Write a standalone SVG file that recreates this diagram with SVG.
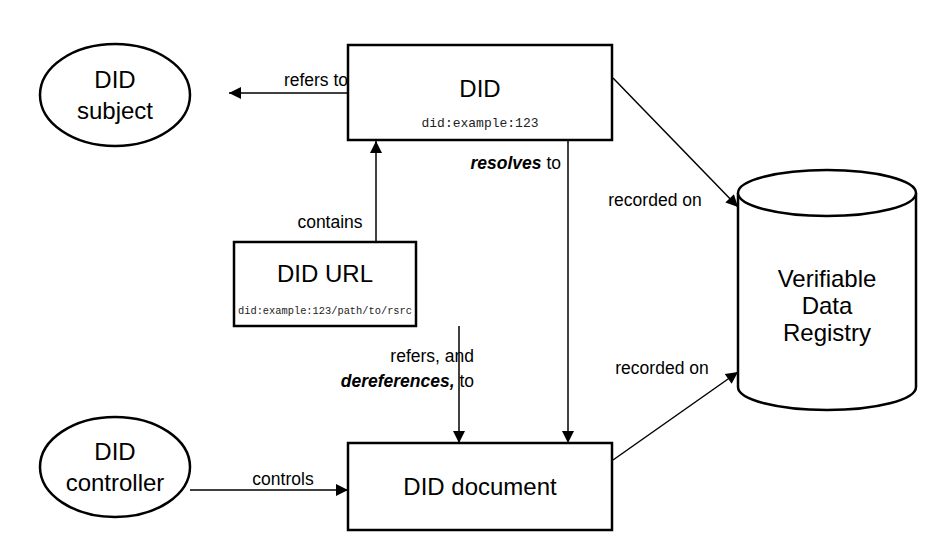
<svg xmlns="http://www.w3.org/2000/svg" width="936" height="554" viewBox="0 0 936 554">
<style>
.s{fill:#fff;stroke:#000;stroke-width:2.5}
.t{font-family:"Liberation Sans",Arial,sans-serif;font-size:24px;text-anchor:middle;fill:#000}
.l{font-family:"Liberation Sans",Arial,sans-serif;font-size:17.5px;fill:#000}
.m{font-family:"Liberation Mono","Courier New",monospace;text-anchor:middle;fill:#222}
.c{stroke:#000;stroke-width:1.5;fill:none}
</style>
<defs><marker id="a" viewBox="0 0 10 10" refX="10" refY="5" markerWidth="14" markerHeight="12" markerUnits="userSpaceOnUse" orient="auto"><path d="M0,0L10,5L0,10z" fill="#000"/></marker></defs>
<rect width="936" height="554" fill="#fff"/>
<g id="did-subject"><ellipse class="s" cx="115" cy="95" rx="75" ry="51"/><text class="t" x="115" y="88">DID</text><text class="t" x="115" y="119">subject</text></g>
<g id="did"><rect class="s" x="348" y="45" width="264" height="95"/><text class="t" x="480" y="97">DID</text><text class="m" x="480" y="127" font-size="13">did:example:123</text></g>
<g id="did-url"><rect class="s" x="234" y="242" width="182" height="84"/><text class="t" x="325" y="282">DID URL</text><text class="m" x="325" y="314" font-size="11" textLength="174" lengthAdjust="spacingAndGlyphs">did:example:123/path/to/rsrc</text></g>
<g id="did-document"><rect class="s" x="348" y="443" width="264" height="87"/><text class="t" x="480" y="495">DID document</text></g>
<g id="did-controller"><ellipse class="s" cx="115" cy="467" rx="75" ry="50"/><text class="t" x="115" y="460">DID</text><text class="t" x="115" y="491">controller</text></g>
<g id="vdr"><path class="s" d="M738,193 L738,387 A89,23 0 0 0 916,387 L916,193"/><ellipse class="s" cx="827" cy="193" rx="89" ry="23"/>
<text class="t" x="827" y="287" font-size="20">Verifiable</text><text class="t" x="827" y="314" font-size="20">Data</text><text class="t" x="827" y="341" font-size="20">Registry</text></g>
<g id="connectors">
<line class="c" marker-end="url(#a)" x1="348" y1="93" x2="229" y2="93"/>
<line class="c" marker-end="url(#a)" x1="376" y1="242" x2="376" y2="141"/>
<line class="c" marker-end="url(#a)" x1="568" y1="141" x2="568" y2="443"/>
<line class="c" marker-end="url(#a)" x1="459" y1="326" x2="459" y2="443"/>
<line class="c" marker-end="url(#a)" x1="190" y1="490" x2="348" y2="490"/>
<line class="c" marker-end="url(#a)" x1="613" y1="78" x2="738" y2="207"/>
<line class="c" marker-end="url(#a)" x1="613" y1="460" x2="738" y2="372"/>
<text class="l" x="316" y="86" text-anchor="middle">refers to</text>
<text class="l" x="330" y="228" text-anchor="middle">contains</text>
<text class="l" x="561" y="169" text-anchor="end"><tspan font-weight="bold" font-style="italic">resolves</tspan> to</text>
<text class="l" x="474" y="362" text-anchor="end">refers, and</text>
<text class="l" x="474" y="387" text-anchor="end"><tspan font-weight="bold" font-style="italic">dereferences,</tspan> to</text>
<text class="l" x="283" y="485" text-anchor="middle">controls</text>
<text class="l" x="655" y="206" text-anchor="middle">recorded on</text>
<text class="l" x="662" y="374" text-anchor="middle">recorded on</text>
</g>
</svg>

___

→ **TO DO**: Restate the whole listing above exactly, except for its images.

→ **FULL OUTPUT**:
Write a standalone SVG file that recreates this diagram with SVG.
<svg xmlns="http://www.w3.org/2000/svg" width="936" height="554" viewBox="0 0 936 554">
<style>
.s{fill:#fff;stroke:#000;stroke-width:2.5}
.t{font-family:"Liberation Sans",Arial,sans-serif;font-size:24px;text-anchor:middle;fill:#000}
.l{font-family:"Liberation Sans",Arial,sans-serif;font-size:17.5px;fill:#000}
.m{font-family:"Liberation Mono","Courier New",monospace;text-anchor:middle;fill:#222}
.c{stroke:#000;stroke-width:1.5;fill:none}
</style>
<defs><marker id="a" viewBox="0 0 10 10" refX="10" refY="5" markerWidth="14" markerHeight="12" markerUnits="userSpaceOnUse" orient="auto"><path d="M0,0L10,5L0,10z" fill="#000"/></marker></defs>
<rect width="936" height="554" fill="#fff"/>
<g id="did-subject"><ellipse class="s" cx="115" cy="95" rx="75" ry="51"/><text class="t" x="115" y="88">DID</text><text class="t" x="115" y="119">subject</text></g>
<g id="did"><rect class="s" x="348" y="45" width="264" height="95"/><text class="t" x="480" y="97">DID</text><text class="m" x="480" y="127" font-size="13">did:example:123</text></g>
<g id="did-url"><rect class="s" x="234" y="242" width="182" height="84"/><text class="t" x="325" y="282">DID URL</text><text class="m" x="325" y="314" font-size="11" textLength="174" lengthAdjust="spacingAndGlyphs">did:example:123/path/to/rsrc</text></g>
<g id="did-document"><rect class="s" x="348" y="443" width="264" height="87"/><text class="t" x="480" y="495">DID document</text></g>
<g id="did-controller"><ellipse class="s" cx="115" cy="467" rx="75" ry="50"/><text class="t" x="115" y="460">DID</text><text class="t" x="115" y="491">controller</text></g>
<g id="vdr"><path class="s" d="M738,193 L738,387 A89,23 0 0 0 916,387 L916,193"/><ellipse class="s" cx="827" cy="193" rx="89" ry="23"/>
<text class="t" x="827" y="287" font-size="20">Verifiable</text><text class="t" x="827" y="314" font-size="20">Data</text><text class="t" x="827" y="341" font-size="20">Registry</text></g>
<g id="connectors">
<line class="c" marker-end="url(#a)" x1="348" y1="93" x2="229" y2="93"/>
<line class="c" marker-end="url(#a)" x1="376" y1="242" x2="376" y2="141"/>
<line class="c" marker-end="url(#a)" x1="568" y1="141" x2="568" y2="443"/>
<line class="c" marker-end="url(#a)" x1="459" y1="326" x2="459" y2="443"/>
<line class="c" marker-end="url(#a)" x1="190" y1="490" x2="348" y2="490"/>
<line class="c" marker-end="url(#a)" x1="613" y1="78" x2="738" y2="207"/>
<line class="c" marker-end="url(#a)" x1="613" y1="460" x2="738" y2="372"/>
<text class="l" x="316" y="86" text-anchor="middle">refers to</text>
<text class="l" x="330" y="228" text-anchor="middle">contains</text>
<text class="l" x="561" y="169" text-anchor="end"><tspan font-weight="bold" font-style="italic">resolves</tspan> to</text>
<text class="l" x="474" y="362" text-anchor="end">refers, and</text>
<text class="l" x="474" y="387" text-anchor="end"><tspan font-weight="bold" font-style="italic">dereferences,</tspan> to</text>
<text class="l" x="283" y="485" text-anchor="middle">controls</text>
<text class="l" x="655" y="206" text-anchor="middle">recorded on</text>
<text class="l" x="662" y="374" text-anchor="middle">recorded on</text>
</g>
</svg>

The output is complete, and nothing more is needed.